Hi, thank you for your interest in CAMISIM. CAMISIM can be somewhat slow, but 190 hours for a single sample of 6 GB seems excessive. Could you attach the config file you were using to find out more? Unfortunately, CAMISIM in its current state has some parts which are not properly parallelised, so adding more cores and threads will not help much, particularly because most of the work is actually file I/O which is limited more by the speed of your hard drive(s) than your processor(s). A new version of CAMISIM using nextflow and thereby more efficiently utilising parallelisation will be out hopefully this fall

YunyunGao374 commented 1 year ago

Yes, and I checked the tmp folder, It shows some files are still under-created, which means it is still under running.

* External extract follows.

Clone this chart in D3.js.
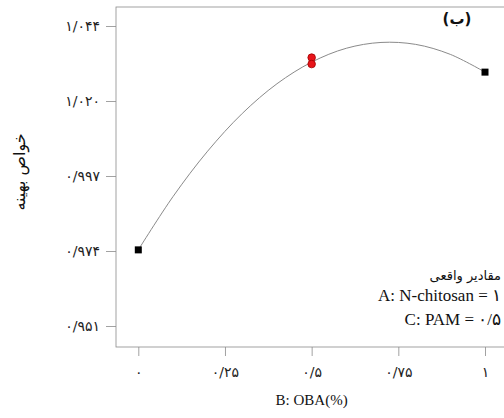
<!DOCTYPE html>
<html><head><meta charset="utf-8">
<script src="https://cdn.jsdelivr.net/npm/d3@7"></script>
<style>body{margin:0;background:#fff}svg{display:block}</style>
</head><body>
<svg id="c" width="504" height="418"></svg>
<script>
// Data
const xTicks = [0, 0.25, 0.5, 0.75, 1];
const xTickLabels = ["۰", "۰/۲۵", "۰/۵", "۰/۷۵", "۱"];
const yTicks = [0.951, 0.97425, 0.9975, 1.02075, 1.044];
const yTickLabels = ["۰/۹۵۱", "۰/۹۷۴", "۰/۹۹۷", "۱/۰۲۰", "۱/۰۴۴"];
const curveX = [0, 0.1, 0.2, 0.3, 0.4, 0.5, 0.6, 0.7, 0.8, 0.9, 1.0];
const curveY = [0.9746, 0.9911, 1.0052, 1.0169, 1.0261, 1.0328, 1.0371, 1.0389, 1.0383, 1.0352, 1.0297];
const squareX = [0, 1];
const squareY = [0.9746, 1.0297];
const redX = [0.5, 0.5];
const redY = [1.0342, 1.0322];
const legendLines = ["مقادیر واقعی", "A: N-chitosan = ۱", "C: PAM = ۰/۵"];

const svg = d3.select("#c");
const x = d3.scaleLinear().domain([0, 1]).range([138.3, 485]);
const y = d3.scaleLinear().domain([0.951, 1.044]).range([326, 26]);
const frame = {l: 116, t: 7, r: 540, b: 347};
const gray = "#8a8a8a";

svg.append("rect").attr("x", frame.l).attr("y", frame.t)
  .attr("width", frame.r - frame.l).attr("height", frame.b - frame.t)
  .attr("fill", "none").attr("stroke", gray).attr("stroke-width", 0.8);

const xAxis = d3.axisBottom(x).tickValues(xTicks).tickSize(9).tickPadding(11)
  .tickFormat((d, i) => xTickLabels[i]);
const gx = svg.append("g").attr("transform", `translate(0,${frame.b})`).call(xAxis);
gx.select(".domain").remove();
gx.selectAll(".tick line").attr("stroke", gray).attr("stroke-width", 0.8);
gx.selectAll(".tick text").attr("font-family", "DejaVu Sans").attr("font-size", 14).attr("fill", "#222");

const yAxis = d3.axisLeft(y).tickValues(yTicks).tickSize(10).tickPadding(6)
  .tickFormat((d, i) => yTickLabels[i]);
const gy = svg.append("g").attr("transform", `translate(${frame.l},0)`).call(yAxis);
gy.select(".domain").remove();
gy.selectAll(".tick line").attr("stroke", gray).attr("stroke-width", 0.8);
gy.selectAll(".tick text").attr("font-family", "DejaVu Sans").attr("font-size", 14).attr("fill", "#222");

// curve
const line = d3.line().x(d => x(d[0])).y(d => y(d[1])).curve(d3.curveCatmullRom);
svg.append("path").datum(curveX.map((v, i) => [v, curveY[i]]))
  .attr("d", line).attr("fill", "none").attr("stroke", "#8a8a8a").attr("stroke-width", 1);

// squares
const s = 7;
svg.selectAll("rect.sq").data(squareX.map((v, i) => [v, squareY[i]])).enter()
  .append("rect").attr("class", "sq")
  .attr("x", d => x(d[0]) - s / 2).attr("y", d => y(d[1]) - s / 2)
  .attr("width", s).attr("height", s).attr("fill", "#000");

// red points
svg.selectAll("circle.rd").data(redX.map((v, i) => [v, redY[i]])).enter()
  .append("circle").attr("class", "rd")
  .attr("cx", d => x(d[0])).attr("cy", d => y(d[1])).attr("r", 3.8)
  .attr("fill", "#e8141a").attr("stroke", "#a00000").attr("stroke-width", 0.8);

// axis titles
svg.append("text").attr("x", x(0.5)).attr("y", 405).attr("text-anchor", "middle")
  .attr("font-family", "Liberation Serif").attr("font-size", 15).attr("fill", "#111")
  .text("B: OBA(%)");
svg.append("text").attr("transform", "translate(25,172) rotate(-90)").attr("text-anchor", "middle")
  .attr("font-family", "DejaVu Sans").attr("font-size", 16).attr("fill", "#111")
  .text("خواص بهینه");

// panel label
svg.append("text").attr("x", 457).attr("y", 24).attr("text-anchor", "middle")
  .attr("font-family", "DejaVu Sans").attr("font-size", 15).attr("font-weight", "bold").attr("fill", "#111")
  .text("(ب)");

// legend text
const ly = [280, 301, 325];
legendLines.forEach((t, i) => {
  svg.append("text").attr("x", 501).attr("y", ly[i]).attr("text-anchor", "end")
    .attr("font-family", i === 0 ? "DejaVu Sans" : "Liberation Serif")
    .attr("font-size", i === 0 ? 13 : 17).attr("fill", "#111")
    .style("direction", "ltr").style("unicode-bidi", "plaintext")
    .text(t);
});
</script>
</body></html>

Sorry I cannot attach the config file directly, but here is the information.

[Main] seed=632741178 phase=0 max_processors=32 dataset_id=OTU output_directory=/public/home/liuyongxin/gyy/human/out1 temp_directory=/public/home/liuyongxin/gyy/human/tmp1 gsa=True pooled_gsa=True anonymous=True compress=1

[ReadSimulator] readsim=~/db/soft/camisim/CAMISIM-master/tools/art_illumina-2.3.6/art_illumina error_profiles=~/db/soft/camisim/CAMISIM-master/tools/art_illumina-2.3.6/profiles samtools=~/db/soft/camisim/CAMISIM-master/tools/samtools-1.3/samtools profile=mbarc size=5.4 type=art fragments_size_mean=270 fragment_size_standard_deviation=27

[CommunityDesign]

distribution_file_paths=out/abundance0.tsv,out/abundance1.tsv,out/abundance2.tsv,out/abundance3.tsv,out/abundance4.tsv,out/abundance5.tsv,out/abundance6.tsv,out/abundance7.tsv,out/abundance8.tsv,out/abundance9.tsv

ncbi_taxdump=~/db/soft/camisim/CAMISIM-master/tools/ncbi-taxonomy_20170222.tar.gz strain_simulation_template=~/db/soft/camisim/CAMISIM-master/scripts/StrainSimulationWrapper/sgEvolver/simulation_dir number_of_samples=5

[community0] metadata=/public/home/liuyongxin/gyy/human/metadata1.tsv id_to_genome_file=/public/home/liuyongxin/gyy/human/genome_to_id1.tsv id_to_gff_file= genomes_total=25 num_real_genomes=25 max_strains_per_otu=1 ratio=1 mode=differential log_mu=1 log_sigma=2 gauss_mu=1 gauss_sigma=1 view=False

AlphaSquad commented 1 year ago

Note that you are creating 5 samples with 5.4 Gb each, so in total 27 Gb data. 190 hours still seems a lot, but it is not entirely impossible that CAMISIM is actually running that long. I have noticed a significant slowdown of CAMISIM when one of the input genomes is big - it seems that is the case for your host genome (~1 GB?), so I suspect that to be the "culprit". If I remember correctly that slowdown unfortunately is because of the read simulation (using ART) and there is not much we can do. I suggest you let it run for a little longer and see if CAMISIM finishes in another few days. Alternatively you could split up your host genome into e.g. 10 smaller parts and try if that speeds things up.

YunyunGao374 commented 1 year ago

Yes, I tried to get five multiple replicated populations. Thanks so much for your suggestion, I will try to separate the big genome into several smaller parts to see the results, Thanks again.